(Raw data)
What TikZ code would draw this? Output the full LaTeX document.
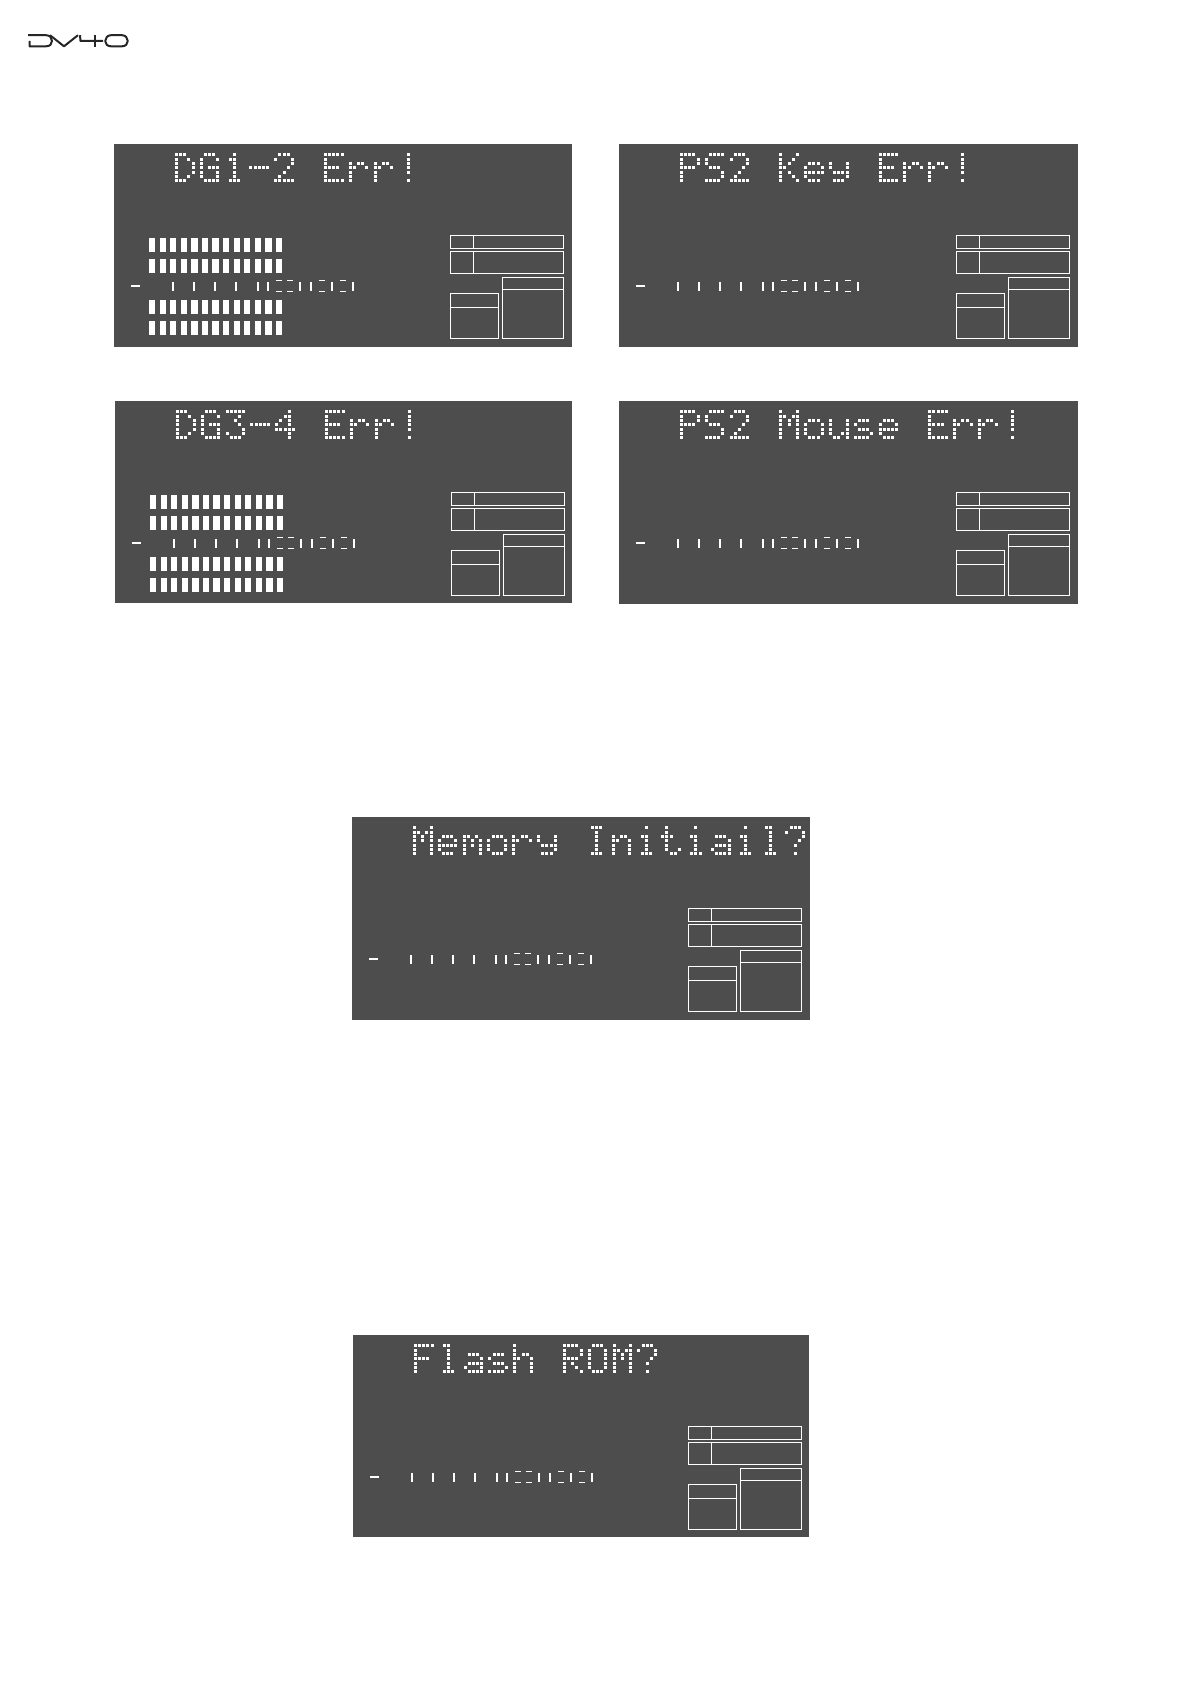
\documentclass[tikz,border=0pt]{standalone}
\usepackage{fontspec}
\setmainfont{DejaVu Sans Mono}
\definecolor{lcdbg}{HTML}{4D4D4D}
\tikzset{
  lcdpanel/.style={fill=lcdbg,draw=none,inner sep=0pt,outer sep=0pt,anchor=north west},
  lcddot/.style={fill=white,draw=none},
  lcdbar/.style={fill=white,draw=none},
  lcdtick/.style={draw=white,line width=0.85pt},
  lcdbox/.style={draw=white,line width=0.75pt},
  lcdlabel/.style={text opacity=0,inner sep=0pt,anchor=north west,font=\fontsize{20}{20}\selectfont},
  logostroke/.style={draw=black!85,line width=1pt,line cap=butt,line join=round}
}
\def\defglyph#1#2{\expandafter\def\csname glyph@#1\endcsname{#2}}
\defglyph{.}{00000,00000,00000,00000,00000,00000,00000}
\defglyph{D}{11100,10010,10001,10001,10001,10010,11100}
\defglyph{G}{01110,10001,10000,10111,10001,10001,01111}
\defglyph{1}{00100,01100,00100,00100,00100,00100,01110}
\defglyph{2}{01110,10001,00001,00010,00100,01000,11111}
\defglyph{3}{11111,00010,00100,00010,00001,10001,01110}
\defglyph{4}{00010,00110,01010,10010,11111,00010,00010}
\defglyph{-}{00000,00000,00000,11111,00000,00000,00000}
\defglyph{E}{11111,10000,10000,11110,10000,10000,11111}
\defglyph{r}{00000,00000,10110,11001,10000,10000,10000}
\defglyph{!}{00100,00100,00100,00100,00100,00000,00100}
\defglyph{P}{11110,10001,10001,11110,10000,10000,10000}
\defglyph{S}{01111,10000,10000,01110,00001,00001,11110}
\defglyph{K}{10001,10010,10100,11000,10100,10010,10001}
\defglyph{e}{00000,00000,01110,10001,11111,10000,01110}
\defglyph{y}{00000,00000,10001,10001,01111,00001,01110}
\defglyph{M}{10001,11011,10101,10101,10001,10001,10001}
\defglyph{o}{00000,00000,01110,10001,10001,10001,01110}
\defglyph{u}{00000,00000,10001,10001,10001,10011,01101}
\defglyph{s}{00000,00000,01110,10000,01110,00001,11110}
\defglyph{m}{00000,00000,11010,10101,10101,10001,10001}
\defglyph{n}{00000,00000,10110,11001,10001,10001,10001}
\defglyph{I}{01110,00100,00100,00100,00100,00100,01110}
\defglyph{i}{00100,00000,01100,00100,00100,00100,01110}
\defglyph{t}{01000,01000,11100,01000,01000,01001,00110}
\defglyph{a}{00000,00000,01110,00001,01111,10001,01111}
\defglyph{l}{01100,00100,00100,00100,00100,00100,01110}
\defglyph{?}{01110,10001,00001,00010,00100,00000,00100}
\defglyph{F}{11111,10000,10000,11110,10000,10000,10000}
\defglyph{h}{10000,10000,10110,11001,10001,10001,10001}
\defglyph{R}{11110,10001,10001,11110,10100,10010,10001}
\defglyph{O}{01110,10001,10001,10001,10001,10001,01110}
\def\dmdot#1#2{\ifnum#1=1 \fill[lcddot] ({61+\i*24.83+#2*4.14},{9.3+\j*4.33}) rectangle ++(3,3);\fi}
\def\rowdots#1#2#3#4#5{\dmdot{#1}{0}\dmdot{#2}{1}\dmdot{#3}{2}\dmdot{#4}{3}\dmdot{#5}{4}}
\newcommand\dmtext[1]{%
  \foreach \c [count=\i from 0] in {#1}{%
    \edef\rowlist{\csname glyph@\c\endcsname}%
    \foreach \row [count=\j from 0] in \rowlist {\expandafter\rowdots\row}%
  }%
}
% #1 name, #2 x, #3 y, #4 w, #5 h, #6 shift of the boxes, #7 dot-matrix letters, #8 the text, #9 bars (1/0)
\newcommand\lcdscreen[9]{%
  \node[lcdpanel,minimum width=#4*0.5pt,minimum height=#5*0.5pt] (#1) at (#2,#3) {};
  \begin{scope}[shift={(#2,#3)}]
    \node[lcdlabel] (#1-title) at (61,9) {#8};
    \dmtext{#7}
    \ifnum#9=1
      \foreach \rowy in {94,115,156,177}
        \foreach \n in {0,...,12}
          \fill[lcdbar] ({35+\n*10.58},\rowy) rectangle ++(6.2,14);
    \fi
    \draw[lcdtick] (17,142.3) -- (26,142.3);
    \foreach \tx in {58.7,80,101.3,122.3,143.7,154.3,186.3,197,218.3,239.3}
      \draw[lcdtick] (\tx,138) -- (\tx,147);
    \foreach \tx in {165,176,208,229}{
      \draw[lcdtick] ({\tx-3},136.6) -- ({\tx+3},136.6);
      \draw[lcdtick] ({\tx-3},147.6) -- ({\tx+3},147.6);
    }
    \begin{scope}[shift={(#6,0)}]
      \draw[lcdbox] (336.3,91.3) rectangle (449.7,104.3);
      \draw[lcdbox] (359.3,91.3) -- (359.3,104.3);
      \draw[lcdbox] (336.3,107.7) rectangle (449.7,129.3);
      \draw[lcdbox] (359.3,107.7) -- (359.3,129.3);
      \draw[lcdbox] (336.3,149.7) rectangle (384.3,194.3);
      \draw[lcdbox] (336.3,163.3) -- (384.3,163.3);
      \draw[lcdbox] (388.3,133.7) rectangle (449.7,194.3);
      \draw[lcdbox] (388.3,145.7) -- (449.7,145.7);
    \end{scope}
  \end{scope}
}
\begin{document}
\begin{tikzpicture}[x=0.5pt,y=-0.5pt]
  \useasboundingbox (0,0) rectangle (1191,1685);
  % logo
  \node[lcdlabel,font=\fontsize{9}{9}\selectfont] (logo) at (29,35) {DV40};
  \draw[logostroke] (29.5,41) -- (29.5,46.3) -- (46,46.3) .. controls (50,46.3) and (52,44) .. (52,41) .. controls (52,38) and (50,35.2) .. (46,35.2) -- (28,35.2);
  \draw[logostroke] (50,35.2) -- (64,46.3) -- (78,35.2);
  \draw[logostroke] (80,35.2) -- (80.5,41) -- (103,41);
  \draw[logostroke] (95,35.2) -- (95,47);
  \draw[logostroke] (111,35.2) -- (122,35.2) .. controls (125.5,35.2) and (127.8,38) .. (127.8,41) .. controls (127.8,44) and (125.5,46.3) .. (122,46.3) -- (111,46.3) .. controls (107.5,46.3) and (105.2,44) .. (105.2,41) .. controls (105.2,38) and (107.5,35.2) .. (111,35.2) -- cycle;
  % screens
  \lcdscreen{dgonetwo}{114}{144}{458}{203}{0}{D,G,1,-,2,.,E,r,r,!}{DG1-2 Err!}{1}
  \lcdscreen{pskey}{619}{144}{459}{203}{1}{P,S,2,.,K,e,y,.,E,r,r,!}{PS2 Key Err!}{0}
  \lcdscreen{dgthreefour}{115}{401}{457}{202}{0}{D,G,3,-,4,.,E,r,r,!}{DG3-4 Err!}{1}
  \lcdscreen{psmouse}{619}{401}{459}{203}{1}{P,S,2,.,M,o,u,s,e,.,E,r,r,!}{PS2 Mouse Err!}{0}
  \lcdscreen{meminit}{352}{817}{458}{203}{0}{M,e,m,o,r,y,.,I,n,i,t,i,a,i,l,?}{Memory Initiail?}{0}
  \lcdscreen{flashrom}{353}{1335}{456}{202}{-1}{F,l,a,s,h,.,R,O,M,?}{Flash ROM?}{0}
\end{tikzpicture}
\end{document}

(Exercise aim) Using the material above, return every line exactly as it appears, minus the pictures.

(Correct answer)
What TikZ code would draw this? Output the full LaTeX document.
\documentclass[tikz,border=0pt]{standalone}
\usepackage{fontspec}
\setmainfont{DejaVu Sans Mono}
\definecolor{lcdbg}{HTML}{4D4D4D}
\tikzset{
  lcdpanel/.style={fill=lcdbg,draw=none,inner sep=0pt,outer sep=0pt,anchor=north west},
  lcddot/.style={fill=white,draw=none},
  lcdbar/.style={fill=white,draw=none},
  lcdtick/.style={draw=white,line width=0.85pt},
  lcdbox/.style={draw=white,line width=0.75pt},
  lcdlabel/.style={text opacity=0,inner sep=0pt,anchor=north west,font=\fontsize{20}{20}\selectfont},
  logostroke/.style={draw=black!85,line width=1pt,line cap=butt,line join=round}
}
\def\defglyph#1#2{\expandafter\def\csname glyph@#1\endcsname{#2}}
\defglyph{.}{00000,00000,00000,00000,00000,00000,00000}
\defglyph{D}{11100,10010,10001,10001,10001,10010,11100}
\defglyph{G}{01110,10001,10000,10111,10001,10001,01111}
\defglyph{1}{00100,01100,00100,00100,00100,00100,01110}
\defglyph{2}{01110,10001,00001,00010,00100,01000,11111}
\defglyph{3}{11111,00010,00100,00010,00001,10001,01110}
\defglyph{4}{00010,00110,01010,10010,11111,00010,00010}
\defglyph{-}{00000,00000,00000,11111,00000,00000,00000}
\defglyph{E}{11111,10000,10000,11110,10000,10000,11111}
\defglyph{r}{00000,00000,10110,11001,10000,10000,10000}
\defglyph{!}{00100,00100,00100,00100,00100,00000,00100}
\defglyph{P}{11110,10001,10001,11110,10000,10000,10000}
\defglyph{S}{01111,10000,10000,01110,00001,00001,11110}
\defglyph{K}{10001,10010,10100,11000,10100,10010,10001}
\defglyph{e}{00000,00000,01110,10001,11111,10000,01110}
\defglyph{y}{00000,00000,10001,10001,01111,00001,01110}
\defglyph{M}{10001,11011,10101,10101,10001,10001,10001}
\defglyph{o}{00000,00000,01110,10001,10001,10001,01110}
\defglyph{u}{00000,00000,10001,10001,10001,10011,01101}
\defglyph{s}{00000,00000,01110,10000,01110,00001,11110}
\defglyph{m}{00000,00000,11010,10101,10101,10001,10001}
\defglyph{n}{00000,00000,10110,11001,10001,10001,10001}
\defglyph{I}{01110,00100,00100,00100,00100,00100,01110}
\defglyph{i}{00100,00000,01100,00100,00100,00100,01110}
\defglyph{t}{01000,01000,11100,01000,01000,01001,00110}
\defglyph{a}{00000,00000,01110,00001,01111,10001,01111}
\defglyph{l}{01100,00100,00100,00100,00100,00100,01110}
\defglyph{?}{01110,10001,00001,00010,00100,00000,00100}
\defglyph{F}{11111,10000,10000,11110,10000,10000,10000}
\defglyph{h}{10000,10000,10110,11001,10001,10001,10001}
\defglyph{R}{11110,10001,10001,11110,10100,10010,10001}
\defglyph{O}{01110,10001,10001,10001,10001,10001,01110}
\def\dmdot#1#2{\ifnum#1=1 \fill[lcddot] ({61+\i*24.83+#2*4.14},{9.3+\j*4.33}) rectangle ++(3,3);\fi}
\def\rowdots#1#2#3#4#5{\dmdot{#1}{0}\dmdot{#2}{1}\dmdot{#3}{2}\dmdot{#4}{3}\dmdot{#5}{4}}
\newcommand\dmtext[1]{%
  \foreach \c [count=\i from 0] in {#1}{%
    \edef\rowlist{\csname glyph@\c\endcsname}%
    \foreach \row [count=\j from 0] in \rowlist {\expandafter\rowdots\row}%
  }%
}
% #1 name, #2 x, #3 y, #4 w, #5 h, #6 shift of the boxes, #7 dot-matrix letters, #8 the text, #9 bars (1/0)
\newcommand\lcdscreen[9]{%
  \node[lcdpanel,minimum width=#4*0.5pt,minimum height=#5*0.5pt] (#1) at (#2,#3) {};
  \begin{scope}[shift={(#2,#3)}]
    \node[lcdlabel] (#1-title) at (61,9) {#8};
    \dmtext{#7}
    \ifnum#9=1
      \foreach \rowy in {94,115,156,177}
        \foreach \n in {0,...,12}
          \fill[lcdbar] ({35+\n*10.58},\rowy) rectangle ++(6.2,14);
    \fi
    \draw[lcdtick] (17,142.3) -- (26,142.3);
    \foreach \tx in {58.7,80,101.3,122.3,143.7,154.3,186.3,197,218.3,239.3}
      \draw[lcdtick] (\tx,138) -- (\tx,147);
    \foreach \tx in {165,176,208,229}{
      \draw[lcdtick] ({\tx-3},136.6) -- ({\tx+3},136.6);
      \draw[lcdtick] ({\tx-3},147.6) -- ({\tx+3},147.6);
    }
    \begin{scope}[shift={(#6,0)}]
      \draw[lcdbox] (336.3,91.3) rectangle (449.7,104.3);
      \draw[lcdbox] (359.3,91.3) -- (359.3,104.3);
      \draw[lcdbox] (336.3,107.7) rectangle (449.7,129.3);
      \draw[lcdbox] (359.3,107.7) -- (359.3,129.3);
      \draw[lcdbox] (336.3,149.7) rectangle (384.3,194.3);
      \draw[lcdbox] (336.3,163.3) -- (384.3,163.3);
      \draw[lcdbox] (388.3,133.7) rectangle (449.7,194.3);
      \draw[lcdbox] (388.3,145.7) -- (449.7,145.7);
    \end{scope}
  \end{scope}
}
\begin{document}
\begin{tikzpicture}[x=0.5pt,y=-0.5pt]
  \useasboundingbox (0,0) rectangle (1191,1685);
  % logo
  \node[lcdlabel,font=\fontsize{9}{9}\selectfont] (logo) at (29,35) {DV40};
  \draw[logostroke] (29.5,41) -- (29.5,46.3) -- (46,46.3) .. controls (50,46.3) and (52,44) .. (52,41) .. controls (52,38) and (50,35.2) .. (46,35.2) -- (28,35.2);
  \draw[logostroke] (50,35.2) -- (64,46.3) -- (78,35.2);
  \draw[logostroke] (80,35.2) -- (80.5,41) -- (103,41);
  \draw[logostroke] (95,35.2) -- (95,47);
  \draw[logostroke] (111,35.2) -- (122,35.2) .. controls (125.5,35.2) and (127.8,38) .. (127.8,41) .. controls (127.8,44) and (125.5,46.3) .. (122,46.3) -- (111,46.3) .. controls (107.5,46.3) and (105.2,44) .. (105.2,41) .. controls (105.2,38) and (107.5,35.2) .. (111,35.2) -- cycle;
  % screens
  \lcdscreen{dgonetwo}{114}{144}{458}{203}{0}{D,G,1,-,2,.,E,r,r,!}{DG1-2 Err!}{1}
  \lcdscreen{pskey}{619}{144}{459}{203}{1}{P,S,2,.,K,e,y,.,E,r,r,!}{PS2 Key Err!}{0}
  \lcdscreen{dgthreefour}{115}{401}{457}{202}{0}{D,G,3,-,4,.,E,r,r,!}{DG3-4 Err!}{1}
  \lcdscreen{psmouse}{619}{401}{459}{203}{1}{P,S,2,.,M,o,u,s,e,.,E,r,r,!}{PS2 Mouse Err!}{0}
  \lcdscreen{meminit}{352}{817}{458}{203}{0}{M,e,m,o,r,y,.,I,n,i,t,i,a,i,l,?}{Memory Initiail?}{0}
  \lcdscreen{flashrom}{353}{1335}{456}{202}{-1}{F,l,a,s,h,.,R,O,M,?}{Flash ROM?}{0}
\end{tikzpicture}
\end{document}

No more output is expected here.